● **Work required**
Quote the records exactly, starting at the first line and stopping after the line with "const noteLH = [34.5, 34.5, 39, 31.5, 38];"; skip the pictures.

>> Begin Provided entries

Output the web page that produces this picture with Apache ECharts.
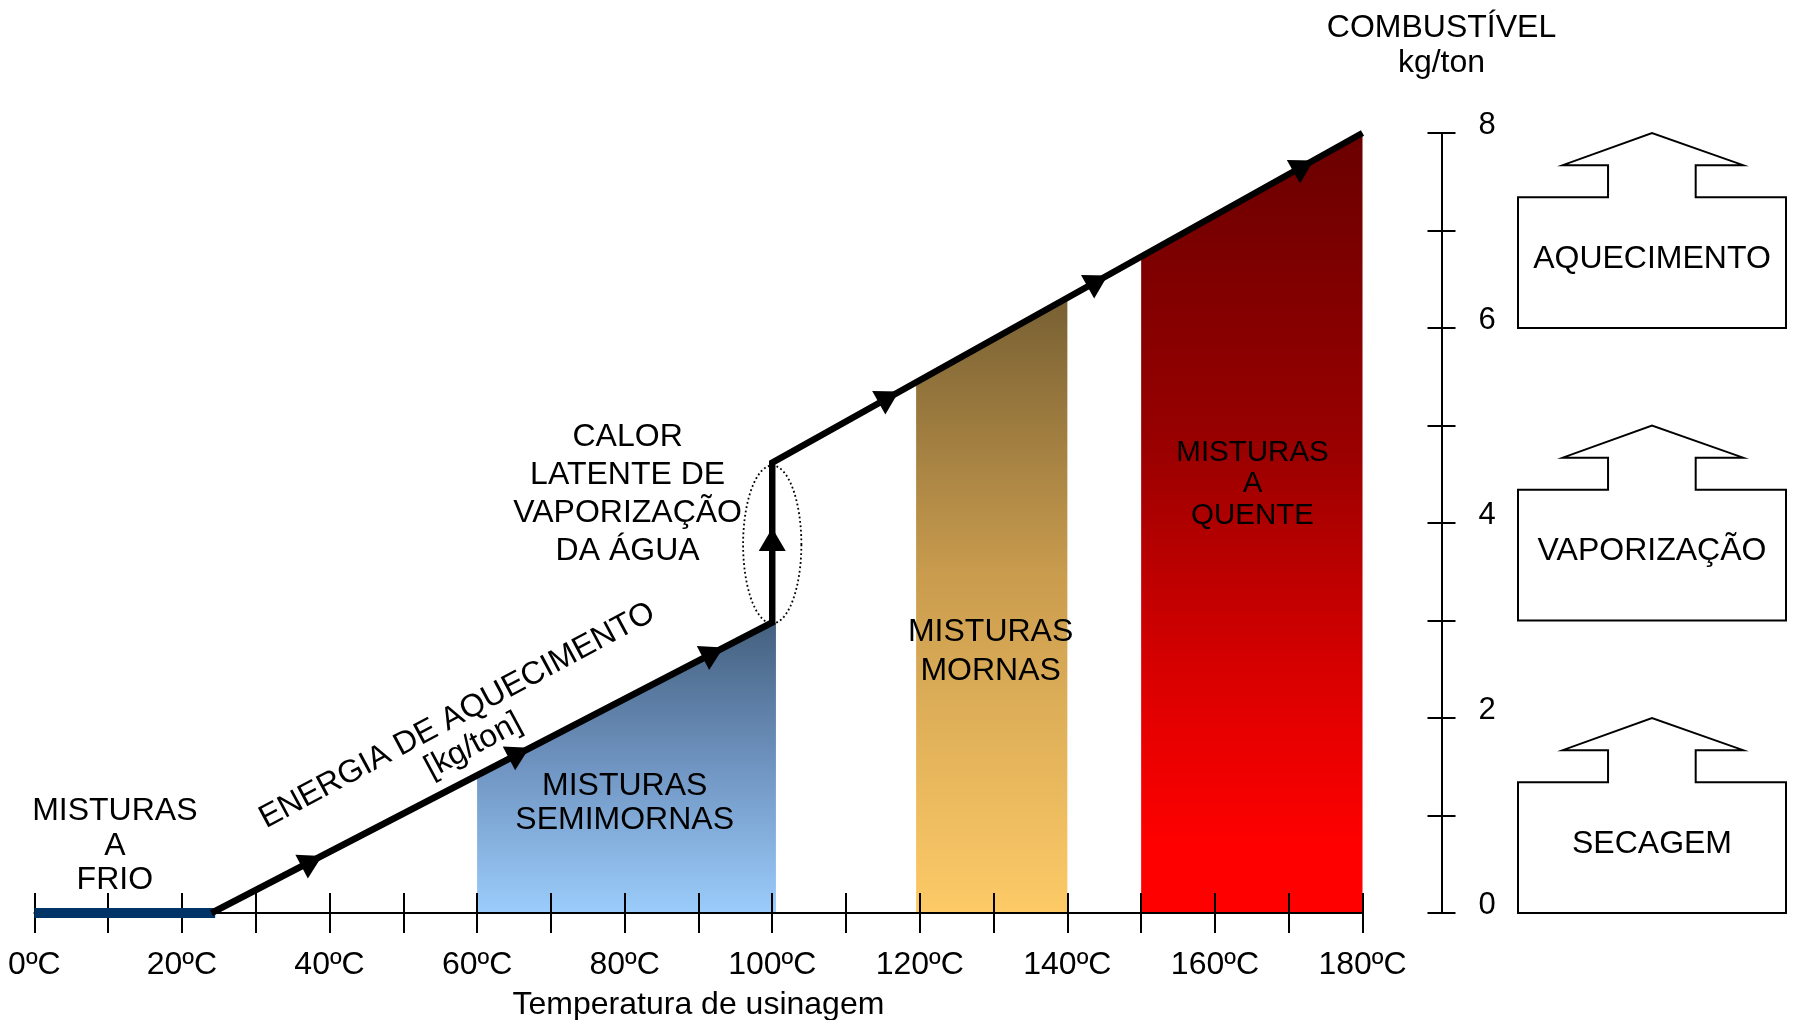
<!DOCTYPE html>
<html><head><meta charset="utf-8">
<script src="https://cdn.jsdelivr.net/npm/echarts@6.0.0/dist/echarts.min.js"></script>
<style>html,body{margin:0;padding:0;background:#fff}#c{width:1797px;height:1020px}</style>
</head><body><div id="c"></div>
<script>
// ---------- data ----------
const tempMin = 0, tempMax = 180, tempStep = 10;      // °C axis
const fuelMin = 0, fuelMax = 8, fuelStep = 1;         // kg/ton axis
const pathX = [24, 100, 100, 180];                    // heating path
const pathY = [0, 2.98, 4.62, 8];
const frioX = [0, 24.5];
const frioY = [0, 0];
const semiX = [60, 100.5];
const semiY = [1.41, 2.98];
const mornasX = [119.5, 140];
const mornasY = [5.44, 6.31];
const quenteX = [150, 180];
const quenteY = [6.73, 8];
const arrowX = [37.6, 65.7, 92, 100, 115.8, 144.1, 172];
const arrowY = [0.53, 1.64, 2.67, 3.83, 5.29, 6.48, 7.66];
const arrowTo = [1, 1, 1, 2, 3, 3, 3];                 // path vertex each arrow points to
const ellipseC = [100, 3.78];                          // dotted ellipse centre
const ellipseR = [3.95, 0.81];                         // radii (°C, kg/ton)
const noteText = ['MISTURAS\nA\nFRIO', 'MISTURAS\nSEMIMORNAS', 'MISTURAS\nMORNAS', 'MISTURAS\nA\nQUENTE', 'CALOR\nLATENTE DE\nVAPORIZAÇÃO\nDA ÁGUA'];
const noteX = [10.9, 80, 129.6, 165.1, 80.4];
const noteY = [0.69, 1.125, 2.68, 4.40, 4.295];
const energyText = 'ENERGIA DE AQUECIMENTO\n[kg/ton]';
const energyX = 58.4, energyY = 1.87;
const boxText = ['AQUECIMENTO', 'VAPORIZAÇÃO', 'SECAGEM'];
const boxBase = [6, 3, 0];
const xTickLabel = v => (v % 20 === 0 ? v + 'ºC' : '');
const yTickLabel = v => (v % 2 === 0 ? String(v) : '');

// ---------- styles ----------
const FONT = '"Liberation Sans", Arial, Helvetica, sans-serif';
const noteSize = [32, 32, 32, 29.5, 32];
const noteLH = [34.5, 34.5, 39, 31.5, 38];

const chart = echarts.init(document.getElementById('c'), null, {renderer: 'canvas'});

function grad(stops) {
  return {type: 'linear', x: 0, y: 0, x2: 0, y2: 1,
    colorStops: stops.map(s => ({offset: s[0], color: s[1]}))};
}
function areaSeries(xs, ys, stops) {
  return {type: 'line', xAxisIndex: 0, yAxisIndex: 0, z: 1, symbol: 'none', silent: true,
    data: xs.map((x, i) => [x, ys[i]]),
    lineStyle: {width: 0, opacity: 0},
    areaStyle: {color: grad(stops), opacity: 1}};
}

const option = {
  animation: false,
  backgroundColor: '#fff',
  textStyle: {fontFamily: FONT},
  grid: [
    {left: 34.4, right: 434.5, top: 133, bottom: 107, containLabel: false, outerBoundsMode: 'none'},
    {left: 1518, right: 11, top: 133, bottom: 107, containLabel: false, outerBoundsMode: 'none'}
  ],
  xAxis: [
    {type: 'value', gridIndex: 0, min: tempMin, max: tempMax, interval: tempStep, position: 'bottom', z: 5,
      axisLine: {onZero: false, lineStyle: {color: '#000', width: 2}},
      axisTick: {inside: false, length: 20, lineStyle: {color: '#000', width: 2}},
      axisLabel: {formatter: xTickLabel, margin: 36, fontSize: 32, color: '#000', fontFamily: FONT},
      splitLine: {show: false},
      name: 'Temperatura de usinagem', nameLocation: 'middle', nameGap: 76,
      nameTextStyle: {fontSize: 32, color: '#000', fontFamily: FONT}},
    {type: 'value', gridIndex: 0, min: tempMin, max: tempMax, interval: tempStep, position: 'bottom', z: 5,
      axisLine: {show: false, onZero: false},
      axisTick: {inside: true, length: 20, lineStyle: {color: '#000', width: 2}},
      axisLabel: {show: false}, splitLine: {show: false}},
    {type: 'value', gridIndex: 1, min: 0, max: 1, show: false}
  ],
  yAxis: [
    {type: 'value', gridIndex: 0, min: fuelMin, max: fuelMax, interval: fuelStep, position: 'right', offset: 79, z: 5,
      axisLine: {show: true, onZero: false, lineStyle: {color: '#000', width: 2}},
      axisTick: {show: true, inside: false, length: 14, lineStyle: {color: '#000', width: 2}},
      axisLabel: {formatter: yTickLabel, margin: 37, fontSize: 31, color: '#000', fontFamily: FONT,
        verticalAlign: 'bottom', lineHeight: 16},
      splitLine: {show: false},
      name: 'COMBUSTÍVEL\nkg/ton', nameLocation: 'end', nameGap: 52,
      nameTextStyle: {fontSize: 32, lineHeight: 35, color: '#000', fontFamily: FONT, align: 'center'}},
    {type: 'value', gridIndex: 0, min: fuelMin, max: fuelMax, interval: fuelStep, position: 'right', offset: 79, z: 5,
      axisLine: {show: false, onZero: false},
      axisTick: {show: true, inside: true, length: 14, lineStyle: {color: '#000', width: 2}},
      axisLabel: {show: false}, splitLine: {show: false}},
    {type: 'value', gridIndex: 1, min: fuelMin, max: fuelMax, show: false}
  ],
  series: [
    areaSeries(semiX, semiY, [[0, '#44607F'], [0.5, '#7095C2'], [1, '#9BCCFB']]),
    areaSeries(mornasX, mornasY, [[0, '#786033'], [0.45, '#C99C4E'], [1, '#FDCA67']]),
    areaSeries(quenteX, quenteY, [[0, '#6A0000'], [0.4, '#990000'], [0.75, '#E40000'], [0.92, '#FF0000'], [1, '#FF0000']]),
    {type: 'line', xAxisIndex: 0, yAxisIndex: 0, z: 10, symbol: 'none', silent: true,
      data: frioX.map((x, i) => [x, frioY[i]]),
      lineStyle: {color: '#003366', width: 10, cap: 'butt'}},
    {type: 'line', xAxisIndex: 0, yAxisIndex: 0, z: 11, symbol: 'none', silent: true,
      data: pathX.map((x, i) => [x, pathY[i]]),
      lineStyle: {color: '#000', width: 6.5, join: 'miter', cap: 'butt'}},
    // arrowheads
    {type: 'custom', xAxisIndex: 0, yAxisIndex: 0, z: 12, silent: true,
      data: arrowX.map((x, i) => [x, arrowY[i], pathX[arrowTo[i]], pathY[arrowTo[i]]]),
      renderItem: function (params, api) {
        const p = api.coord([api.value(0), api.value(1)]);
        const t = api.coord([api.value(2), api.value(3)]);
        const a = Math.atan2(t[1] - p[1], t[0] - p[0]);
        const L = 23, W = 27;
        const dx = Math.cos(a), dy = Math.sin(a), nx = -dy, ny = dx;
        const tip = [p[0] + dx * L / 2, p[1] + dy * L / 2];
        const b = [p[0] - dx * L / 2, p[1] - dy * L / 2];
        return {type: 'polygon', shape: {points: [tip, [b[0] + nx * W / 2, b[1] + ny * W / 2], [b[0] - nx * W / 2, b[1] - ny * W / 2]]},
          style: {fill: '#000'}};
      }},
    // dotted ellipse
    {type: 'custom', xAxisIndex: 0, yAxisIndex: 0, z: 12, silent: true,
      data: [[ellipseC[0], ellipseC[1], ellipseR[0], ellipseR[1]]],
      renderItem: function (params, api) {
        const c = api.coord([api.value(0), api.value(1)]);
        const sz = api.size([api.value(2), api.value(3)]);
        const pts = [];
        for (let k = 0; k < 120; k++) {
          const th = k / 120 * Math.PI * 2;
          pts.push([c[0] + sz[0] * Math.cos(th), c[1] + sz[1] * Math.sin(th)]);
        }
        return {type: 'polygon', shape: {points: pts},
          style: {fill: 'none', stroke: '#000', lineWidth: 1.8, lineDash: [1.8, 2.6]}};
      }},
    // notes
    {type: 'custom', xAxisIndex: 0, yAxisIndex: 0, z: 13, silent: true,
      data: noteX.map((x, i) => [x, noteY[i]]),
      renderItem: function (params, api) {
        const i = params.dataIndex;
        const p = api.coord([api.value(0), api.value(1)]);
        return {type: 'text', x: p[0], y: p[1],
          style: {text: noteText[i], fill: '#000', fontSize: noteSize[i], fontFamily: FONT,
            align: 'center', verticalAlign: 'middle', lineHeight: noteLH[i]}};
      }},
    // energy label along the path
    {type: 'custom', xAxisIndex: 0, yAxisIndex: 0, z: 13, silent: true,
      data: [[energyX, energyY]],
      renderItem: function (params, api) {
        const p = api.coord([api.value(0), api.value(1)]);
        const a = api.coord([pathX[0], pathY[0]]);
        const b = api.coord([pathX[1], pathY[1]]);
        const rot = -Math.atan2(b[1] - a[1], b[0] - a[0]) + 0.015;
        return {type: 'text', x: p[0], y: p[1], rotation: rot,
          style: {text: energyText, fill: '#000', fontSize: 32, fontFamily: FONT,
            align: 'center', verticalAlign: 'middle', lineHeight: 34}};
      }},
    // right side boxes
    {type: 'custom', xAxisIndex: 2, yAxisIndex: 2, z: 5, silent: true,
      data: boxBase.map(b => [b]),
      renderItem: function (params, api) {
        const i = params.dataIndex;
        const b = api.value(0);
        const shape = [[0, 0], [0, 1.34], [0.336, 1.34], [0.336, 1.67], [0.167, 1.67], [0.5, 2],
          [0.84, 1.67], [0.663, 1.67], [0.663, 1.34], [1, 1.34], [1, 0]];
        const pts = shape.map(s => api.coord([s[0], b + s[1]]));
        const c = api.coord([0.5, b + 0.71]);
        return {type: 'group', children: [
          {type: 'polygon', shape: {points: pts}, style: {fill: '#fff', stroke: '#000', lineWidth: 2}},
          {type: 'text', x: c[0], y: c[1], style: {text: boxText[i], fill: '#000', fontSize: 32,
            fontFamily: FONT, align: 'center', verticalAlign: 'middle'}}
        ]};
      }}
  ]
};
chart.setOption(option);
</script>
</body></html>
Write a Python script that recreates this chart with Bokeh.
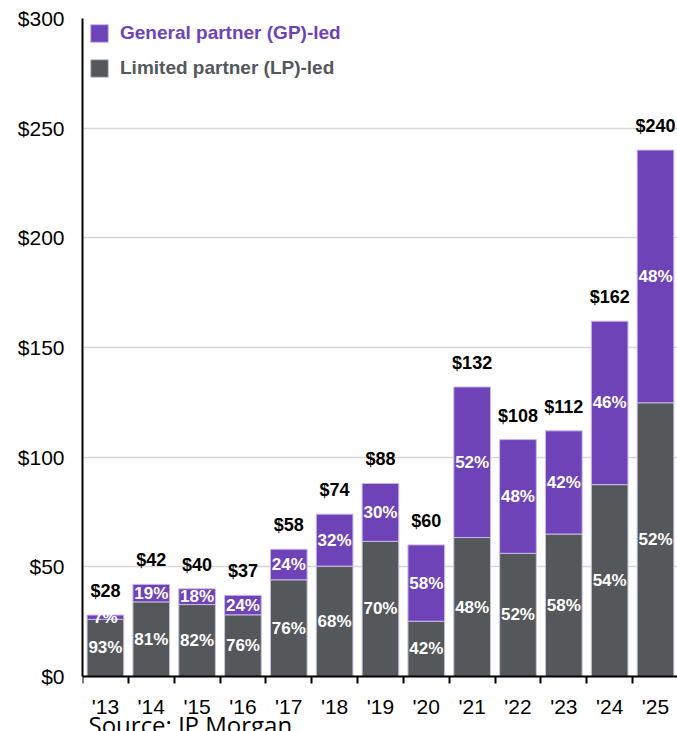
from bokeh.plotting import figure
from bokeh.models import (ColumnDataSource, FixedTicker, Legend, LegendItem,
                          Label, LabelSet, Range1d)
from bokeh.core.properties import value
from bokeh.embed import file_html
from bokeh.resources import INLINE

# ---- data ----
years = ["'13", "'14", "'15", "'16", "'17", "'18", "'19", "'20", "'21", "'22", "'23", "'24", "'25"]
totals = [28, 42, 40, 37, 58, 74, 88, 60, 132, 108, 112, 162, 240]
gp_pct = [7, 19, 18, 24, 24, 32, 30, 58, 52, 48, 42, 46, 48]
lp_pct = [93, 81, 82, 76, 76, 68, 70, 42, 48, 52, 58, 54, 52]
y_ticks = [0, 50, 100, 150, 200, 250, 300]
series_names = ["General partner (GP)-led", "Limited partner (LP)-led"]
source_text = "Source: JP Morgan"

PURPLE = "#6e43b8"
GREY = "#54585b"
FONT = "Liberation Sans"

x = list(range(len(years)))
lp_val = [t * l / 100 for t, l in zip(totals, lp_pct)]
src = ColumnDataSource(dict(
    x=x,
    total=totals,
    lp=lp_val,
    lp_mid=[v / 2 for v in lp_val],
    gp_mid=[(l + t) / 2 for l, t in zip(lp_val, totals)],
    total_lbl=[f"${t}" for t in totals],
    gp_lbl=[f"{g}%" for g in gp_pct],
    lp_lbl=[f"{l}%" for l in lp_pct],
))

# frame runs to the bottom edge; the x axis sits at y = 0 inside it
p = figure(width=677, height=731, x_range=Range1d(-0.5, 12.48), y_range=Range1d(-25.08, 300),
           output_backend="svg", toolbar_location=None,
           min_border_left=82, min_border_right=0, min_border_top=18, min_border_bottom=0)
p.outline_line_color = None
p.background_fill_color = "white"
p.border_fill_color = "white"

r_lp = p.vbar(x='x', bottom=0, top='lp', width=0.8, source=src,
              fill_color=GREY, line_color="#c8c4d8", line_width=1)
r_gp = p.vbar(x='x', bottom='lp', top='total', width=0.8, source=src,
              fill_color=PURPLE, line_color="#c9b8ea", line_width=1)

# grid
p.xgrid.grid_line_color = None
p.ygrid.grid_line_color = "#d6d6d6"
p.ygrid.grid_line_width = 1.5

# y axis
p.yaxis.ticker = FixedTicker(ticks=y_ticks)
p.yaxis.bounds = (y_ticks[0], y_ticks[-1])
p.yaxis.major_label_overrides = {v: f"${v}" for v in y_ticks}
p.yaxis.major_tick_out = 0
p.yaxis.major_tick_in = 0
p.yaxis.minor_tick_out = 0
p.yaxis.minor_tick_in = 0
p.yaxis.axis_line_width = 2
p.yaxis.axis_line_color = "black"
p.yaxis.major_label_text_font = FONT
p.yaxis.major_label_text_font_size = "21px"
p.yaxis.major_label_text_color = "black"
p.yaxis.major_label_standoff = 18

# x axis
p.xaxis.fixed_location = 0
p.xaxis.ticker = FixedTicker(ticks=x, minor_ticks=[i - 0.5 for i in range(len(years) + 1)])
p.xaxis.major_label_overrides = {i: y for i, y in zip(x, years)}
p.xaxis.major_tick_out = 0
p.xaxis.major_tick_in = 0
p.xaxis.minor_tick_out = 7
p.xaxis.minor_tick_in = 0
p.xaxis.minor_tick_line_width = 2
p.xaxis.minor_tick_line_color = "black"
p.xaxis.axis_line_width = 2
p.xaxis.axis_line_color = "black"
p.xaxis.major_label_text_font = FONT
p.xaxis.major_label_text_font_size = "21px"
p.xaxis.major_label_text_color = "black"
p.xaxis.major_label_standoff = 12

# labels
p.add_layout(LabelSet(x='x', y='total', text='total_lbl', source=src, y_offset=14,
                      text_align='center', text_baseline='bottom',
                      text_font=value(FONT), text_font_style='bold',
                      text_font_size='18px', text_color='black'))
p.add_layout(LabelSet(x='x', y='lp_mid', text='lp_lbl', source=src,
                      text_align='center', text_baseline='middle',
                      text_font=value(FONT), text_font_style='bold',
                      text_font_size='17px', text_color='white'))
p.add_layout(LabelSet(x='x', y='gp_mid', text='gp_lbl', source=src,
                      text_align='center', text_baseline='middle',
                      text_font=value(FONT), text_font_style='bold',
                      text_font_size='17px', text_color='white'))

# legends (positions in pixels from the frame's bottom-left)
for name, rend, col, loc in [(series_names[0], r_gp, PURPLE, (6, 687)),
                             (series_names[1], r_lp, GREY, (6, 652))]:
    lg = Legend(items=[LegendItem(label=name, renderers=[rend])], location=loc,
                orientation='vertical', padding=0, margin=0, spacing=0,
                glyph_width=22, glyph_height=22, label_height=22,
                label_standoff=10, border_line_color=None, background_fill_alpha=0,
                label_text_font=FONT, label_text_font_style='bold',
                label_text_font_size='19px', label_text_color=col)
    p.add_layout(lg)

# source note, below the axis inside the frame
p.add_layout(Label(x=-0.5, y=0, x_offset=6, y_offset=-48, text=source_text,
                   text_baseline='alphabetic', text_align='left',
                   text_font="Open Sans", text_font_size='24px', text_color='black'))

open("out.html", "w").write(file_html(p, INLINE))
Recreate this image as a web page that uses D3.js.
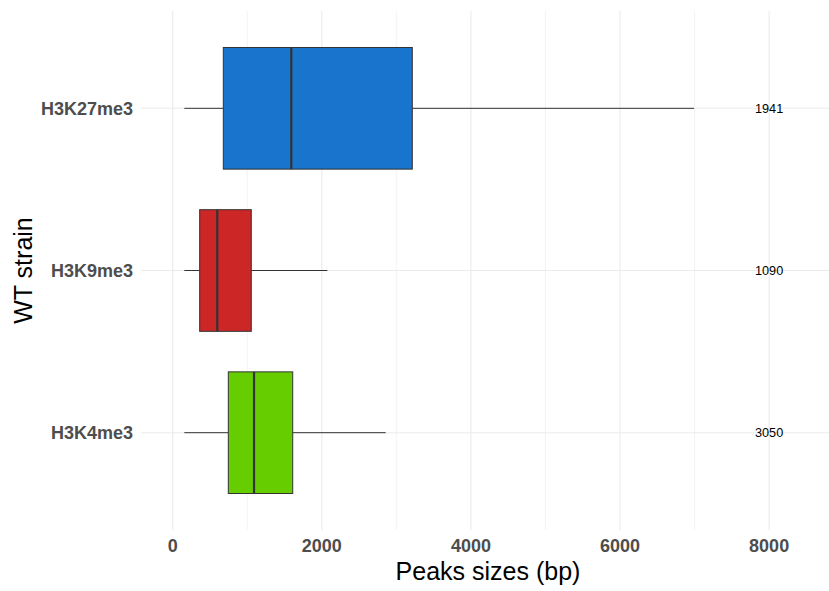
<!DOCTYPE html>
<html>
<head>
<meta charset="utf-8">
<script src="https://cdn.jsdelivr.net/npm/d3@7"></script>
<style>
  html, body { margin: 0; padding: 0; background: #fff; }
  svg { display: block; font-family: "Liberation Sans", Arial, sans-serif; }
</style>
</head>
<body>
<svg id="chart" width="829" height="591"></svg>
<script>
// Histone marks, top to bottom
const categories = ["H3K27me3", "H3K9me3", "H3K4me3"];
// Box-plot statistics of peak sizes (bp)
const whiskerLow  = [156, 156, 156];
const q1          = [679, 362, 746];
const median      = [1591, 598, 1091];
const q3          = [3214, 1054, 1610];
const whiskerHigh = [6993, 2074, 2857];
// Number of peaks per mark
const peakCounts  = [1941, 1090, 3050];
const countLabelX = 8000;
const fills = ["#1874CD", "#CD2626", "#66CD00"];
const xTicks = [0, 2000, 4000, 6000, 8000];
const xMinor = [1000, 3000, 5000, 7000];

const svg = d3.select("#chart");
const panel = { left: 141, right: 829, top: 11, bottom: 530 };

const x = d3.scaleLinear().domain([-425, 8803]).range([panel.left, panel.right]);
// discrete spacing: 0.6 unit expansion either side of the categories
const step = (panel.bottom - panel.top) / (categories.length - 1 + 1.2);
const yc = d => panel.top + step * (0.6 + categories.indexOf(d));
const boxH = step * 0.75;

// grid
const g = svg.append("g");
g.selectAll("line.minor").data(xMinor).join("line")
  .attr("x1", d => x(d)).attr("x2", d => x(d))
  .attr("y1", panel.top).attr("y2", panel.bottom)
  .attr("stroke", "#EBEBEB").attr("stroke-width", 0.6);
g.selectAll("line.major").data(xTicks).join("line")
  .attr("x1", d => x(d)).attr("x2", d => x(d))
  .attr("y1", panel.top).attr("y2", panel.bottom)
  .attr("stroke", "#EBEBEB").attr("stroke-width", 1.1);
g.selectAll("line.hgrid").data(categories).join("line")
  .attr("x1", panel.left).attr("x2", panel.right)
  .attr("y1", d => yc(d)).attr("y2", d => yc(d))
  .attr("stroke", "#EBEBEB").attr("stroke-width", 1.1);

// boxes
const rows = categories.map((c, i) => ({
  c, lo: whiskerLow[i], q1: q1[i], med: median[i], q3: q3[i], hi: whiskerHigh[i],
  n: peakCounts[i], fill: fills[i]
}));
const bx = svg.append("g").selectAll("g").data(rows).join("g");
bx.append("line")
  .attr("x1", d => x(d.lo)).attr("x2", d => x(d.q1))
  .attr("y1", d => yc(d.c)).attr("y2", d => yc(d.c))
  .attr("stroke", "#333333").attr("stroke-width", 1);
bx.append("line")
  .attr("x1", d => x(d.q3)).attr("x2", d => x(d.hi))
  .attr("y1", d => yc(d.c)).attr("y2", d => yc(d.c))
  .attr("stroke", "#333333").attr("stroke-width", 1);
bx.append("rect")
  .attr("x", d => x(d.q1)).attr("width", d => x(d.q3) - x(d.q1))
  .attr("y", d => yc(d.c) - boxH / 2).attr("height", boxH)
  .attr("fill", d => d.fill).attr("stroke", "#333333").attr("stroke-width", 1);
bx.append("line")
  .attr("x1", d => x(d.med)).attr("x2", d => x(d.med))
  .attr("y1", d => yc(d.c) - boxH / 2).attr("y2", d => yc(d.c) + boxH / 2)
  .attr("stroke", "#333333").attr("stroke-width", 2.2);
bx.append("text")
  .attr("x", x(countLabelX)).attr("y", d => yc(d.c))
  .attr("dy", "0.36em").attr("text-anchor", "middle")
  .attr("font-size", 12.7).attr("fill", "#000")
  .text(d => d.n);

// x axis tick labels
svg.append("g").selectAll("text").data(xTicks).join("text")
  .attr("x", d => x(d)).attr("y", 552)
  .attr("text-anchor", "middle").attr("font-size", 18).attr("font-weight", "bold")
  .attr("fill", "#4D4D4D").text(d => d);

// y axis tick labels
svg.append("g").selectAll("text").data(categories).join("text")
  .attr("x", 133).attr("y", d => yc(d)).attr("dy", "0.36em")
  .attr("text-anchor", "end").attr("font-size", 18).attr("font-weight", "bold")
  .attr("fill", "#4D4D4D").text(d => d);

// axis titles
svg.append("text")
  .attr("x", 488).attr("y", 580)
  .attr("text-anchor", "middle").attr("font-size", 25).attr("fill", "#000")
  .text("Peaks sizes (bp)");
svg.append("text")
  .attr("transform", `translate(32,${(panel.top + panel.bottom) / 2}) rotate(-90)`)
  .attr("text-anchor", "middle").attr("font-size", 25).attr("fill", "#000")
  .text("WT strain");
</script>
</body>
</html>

>> End Provided entries

● **Solution to this exercise**
Output the web page that produces this picture with Apache ECharts.
<!DOCTYPE html>
<html><head><meta charset="utf-8">
<script src="https://cdn.jsdelivr.net/npm/echarts@6.0.0/dist/echarts.min.js"></script>
<style>html,body{margin:0;padding:0;background:#fff}#c{width:1797px;height:1020px}</style>
</head><body><div id="c"></div>
<script>
// ---------- data ----------
const tempMin = 0, tempMax = 180, tempStep = 10;      // °C axis
const fuelMin = 0, fuelMax = 8, fuelStep = 1;         // kg/ton axis
const pathX = [24, 100, 100, 180];                    // heating path
const pathY = [0, 2.98, 4.62, 8];
const frioX = [0, 24.5];
const frioY = [0, 0];
const semiX = [60, 100.5];
const semiY = [1.41, 2.98];
const mornasX = [119.5, 140];
const mornasY = [5.44, 6.31];
const quenteX = [150, 180];
const quenteY = [6.73, 8];
const arrowX = [37.6, 65.7, 92, 100, 115.8, 144.1, 172];
const arrowY = [0.53, 1.64, 2.67, 3.83, 5.29, 6.48, 7.66];
const arrowTo = [1, 1, 1, 2, 3, 3, 3];                 // path vertex each arrow points to
const ellipseC = [100, 3.78];                          // dotted ellipse centre
const ellipseR = [3.95, 0.81];                         // radii (°C, kg/ton)
const noteText = ['MISTURAS\nA\nFRIO', 'MISTURAS\nSEMIMORNAS', 'MISTURAS\nMORNAS', 'MISTURAS\nA\nQUENTE', 'CALOR\nLATENTE DE\nVAPORIZAÇÃO\nDA ÁGUA'];
const noteX = [10.9, 80, 129.6, 165.1, 80.4];
const noteY = [0.69, 1.125, 2.68, 4.40, 4.295];
const energyText = 'ENERGIA DE AQUECIMENTO\n[kg/ton]';
const energyX = 58.4, energyY = 1.87;
const boxText = ['AQUECIMENTO', 'VAPORIZAÇÃO', 'SECAGEM'];
const boxBase = [6, 3, 0];
const xTickLabel = v => (v % 20 === 0 ? v + 'ºC' : '');
const yTickLabel = v => (v % 2 === 0 ? String(v) : '');

// ---------- styles ----------
const FONT = '"Liberation Sans", Arial, Helvetica, sans-serif';
const noteSize = [32, 32, 32, 29.5, 32];
const noteLH = [34.5, 34.5, 39, 31.5, 38];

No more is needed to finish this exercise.